>> START SUPPLIED MATERIAL
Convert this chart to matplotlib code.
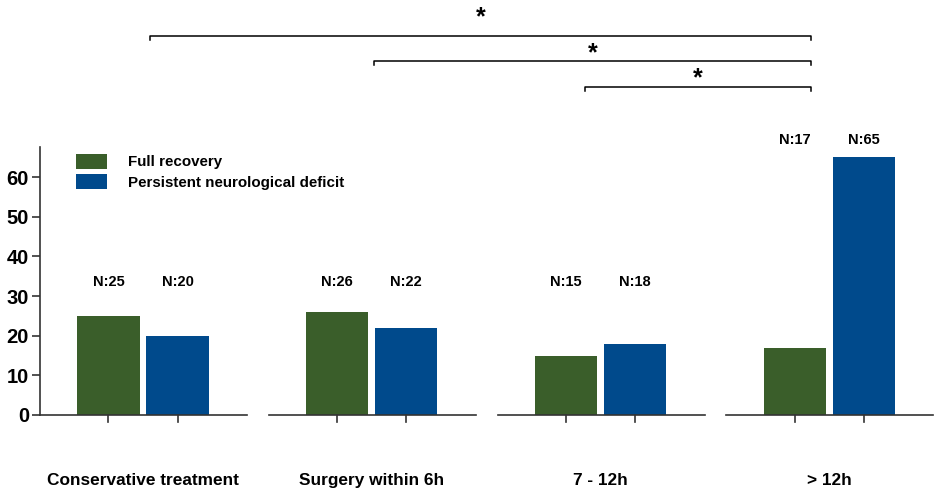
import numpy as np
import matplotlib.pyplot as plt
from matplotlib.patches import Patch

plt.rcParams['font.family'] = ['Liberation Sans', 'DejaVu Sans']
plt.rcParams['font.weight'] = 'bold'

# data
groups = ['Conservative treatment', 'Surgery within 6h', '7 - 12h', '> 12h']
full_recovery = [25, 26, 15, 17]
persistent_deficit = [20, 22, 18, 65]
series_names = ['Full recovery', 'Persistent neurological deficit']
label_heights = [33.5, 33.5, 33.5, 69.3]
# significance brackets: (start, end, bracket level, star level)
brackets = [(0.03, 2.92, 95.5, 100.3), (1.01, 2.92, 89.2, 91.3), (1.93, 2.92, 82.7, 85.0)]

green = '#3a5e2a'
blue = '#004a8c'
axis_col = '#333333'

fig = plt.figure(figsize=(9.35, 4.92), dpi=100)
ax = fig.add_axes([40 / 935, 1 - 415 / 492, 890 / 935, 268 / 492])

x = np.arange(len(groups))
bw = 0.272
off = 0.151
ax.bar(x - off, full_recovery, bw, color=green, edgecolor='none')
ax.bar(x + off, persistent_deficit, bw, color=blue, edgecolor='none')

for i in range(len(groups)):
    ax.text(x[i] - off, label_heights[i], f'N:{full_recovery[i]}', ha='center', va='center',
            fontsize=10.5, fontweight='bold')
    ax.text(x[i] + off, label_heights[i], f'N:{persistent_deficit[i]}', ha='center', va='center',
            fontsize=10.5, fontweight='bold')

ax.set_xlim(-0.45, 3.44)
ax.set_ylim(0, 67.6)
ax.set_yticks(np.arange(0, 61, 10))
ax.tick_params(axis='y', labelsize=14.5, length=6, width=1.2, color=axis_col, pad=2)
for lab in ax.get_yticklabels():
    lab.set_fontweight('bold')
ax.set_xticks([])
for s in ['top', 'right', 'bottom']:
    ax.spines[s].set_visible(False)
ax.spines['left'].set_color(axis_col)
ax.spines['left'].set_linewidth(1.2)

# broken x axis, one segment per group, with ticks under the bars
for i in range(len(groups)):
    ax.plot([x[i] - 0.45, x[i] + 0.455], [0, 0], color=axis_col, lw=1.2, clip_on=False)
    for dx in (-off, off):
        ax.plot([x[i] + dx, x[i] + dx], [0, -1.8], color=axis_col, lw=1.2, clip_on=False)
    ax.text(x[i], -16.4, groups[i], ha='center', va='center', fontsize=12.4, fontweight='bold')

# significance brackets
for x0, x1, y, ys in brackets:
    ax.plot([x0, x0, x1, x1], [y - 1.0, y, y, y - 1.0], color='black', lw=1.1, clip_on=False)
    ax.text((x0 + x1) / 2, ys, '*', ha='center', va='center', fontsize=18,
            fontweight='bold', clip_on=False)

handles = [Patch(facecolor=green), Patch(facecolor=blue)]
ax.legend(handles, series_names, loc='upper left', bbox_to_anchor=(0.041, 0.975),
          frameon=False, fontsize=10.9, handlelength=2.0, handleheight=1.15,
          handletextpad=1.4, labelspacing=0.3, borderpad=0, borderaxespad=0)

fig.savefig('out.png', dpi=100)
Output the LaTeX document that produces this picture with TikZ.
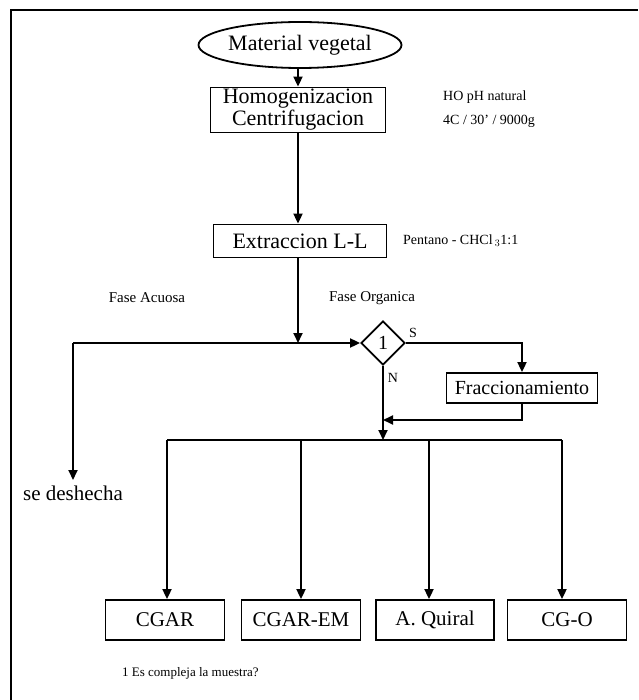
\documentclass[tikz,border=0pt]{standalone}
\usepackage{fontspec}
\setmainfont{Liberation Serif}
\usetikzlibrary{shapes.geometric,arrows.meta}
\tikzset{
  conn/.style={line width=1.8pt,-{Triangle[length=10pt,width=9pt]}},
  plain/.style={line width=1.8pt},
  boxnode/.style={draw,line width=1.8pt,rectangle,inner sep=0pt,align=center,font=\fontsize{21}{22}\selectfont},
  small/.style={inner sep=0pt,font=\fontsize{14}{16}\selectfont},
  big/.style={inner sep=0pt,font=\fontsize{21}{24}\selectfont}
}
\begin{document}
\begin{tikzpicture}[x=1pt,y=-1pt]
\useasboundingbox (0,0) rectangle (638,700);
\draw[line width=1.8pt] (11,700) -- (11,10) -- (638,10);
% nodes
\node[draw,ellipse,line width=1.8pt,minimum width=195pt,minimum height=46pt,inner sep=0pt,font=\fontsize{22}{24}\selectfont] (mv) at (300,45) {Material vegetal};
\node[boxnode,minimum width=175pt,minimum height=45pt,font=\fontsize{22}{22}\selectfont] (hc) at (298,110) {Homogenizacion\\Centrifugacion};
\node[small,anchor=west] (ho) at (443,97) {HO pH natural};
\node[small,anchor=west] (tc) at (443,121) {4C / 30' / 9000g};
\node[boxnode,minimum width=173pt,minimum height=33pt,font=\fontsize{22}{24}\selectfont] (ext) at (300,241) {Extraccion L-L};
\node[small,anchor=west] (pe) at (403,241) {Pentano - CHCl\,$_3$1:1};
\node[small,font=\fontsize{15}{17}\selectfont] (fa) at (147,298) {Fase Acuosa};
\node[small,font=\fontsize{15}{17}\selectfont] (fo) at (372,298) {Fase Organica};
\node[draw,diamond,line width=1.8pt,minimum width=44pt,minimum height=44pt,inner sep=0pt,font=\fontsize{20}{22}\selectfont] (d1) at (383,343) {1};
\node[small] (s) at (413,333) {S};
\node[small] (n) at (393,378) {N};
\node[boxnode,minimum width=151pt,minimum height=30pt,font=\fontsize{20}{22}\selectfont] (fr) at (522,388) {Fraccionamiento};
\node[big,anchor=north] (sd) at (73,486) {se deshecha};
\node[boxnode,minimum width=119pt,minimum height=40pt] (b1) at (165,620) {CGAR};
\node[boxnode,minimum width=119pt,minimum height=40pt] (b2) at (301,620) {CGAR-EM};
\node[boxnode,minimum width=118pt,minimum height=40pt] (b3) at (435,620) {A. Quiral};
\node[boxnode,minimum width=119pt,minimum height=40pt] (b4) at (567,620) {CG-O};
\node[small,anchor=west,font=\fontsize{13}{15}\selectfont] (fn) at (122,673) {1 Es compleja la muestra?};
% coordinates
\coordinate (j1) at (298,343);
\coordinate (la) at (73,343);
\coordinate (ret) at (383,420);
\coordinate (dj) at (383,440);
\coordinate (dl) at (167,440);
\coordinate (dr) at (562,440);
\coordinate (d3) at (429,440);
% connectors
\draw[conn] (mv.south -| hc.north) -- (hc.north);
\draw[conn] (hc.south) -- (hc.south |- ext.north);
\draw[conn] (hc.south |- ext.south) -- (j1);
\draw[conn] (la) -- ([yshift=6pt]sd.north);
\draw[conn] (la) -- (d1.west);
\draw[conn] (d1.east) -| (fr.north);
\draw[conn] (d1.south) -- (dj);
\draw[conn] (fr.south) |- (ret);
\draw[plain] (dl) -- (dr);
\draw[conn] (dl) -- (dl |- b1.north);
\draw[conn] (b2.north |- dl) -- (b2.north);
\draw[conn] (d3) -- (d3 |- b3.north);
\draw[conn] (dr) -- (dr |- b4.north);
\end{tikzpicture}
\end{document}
>> END SUPPLIED MATERIAL
| WHAT NEEDS TO BE DONE |
Copy all lines of the material above where the string "this" occurs.

| EXERCISE RESULT |
Convert this chart to matplotlib code.
Output the LaTeX document that produces this picture with TikZ.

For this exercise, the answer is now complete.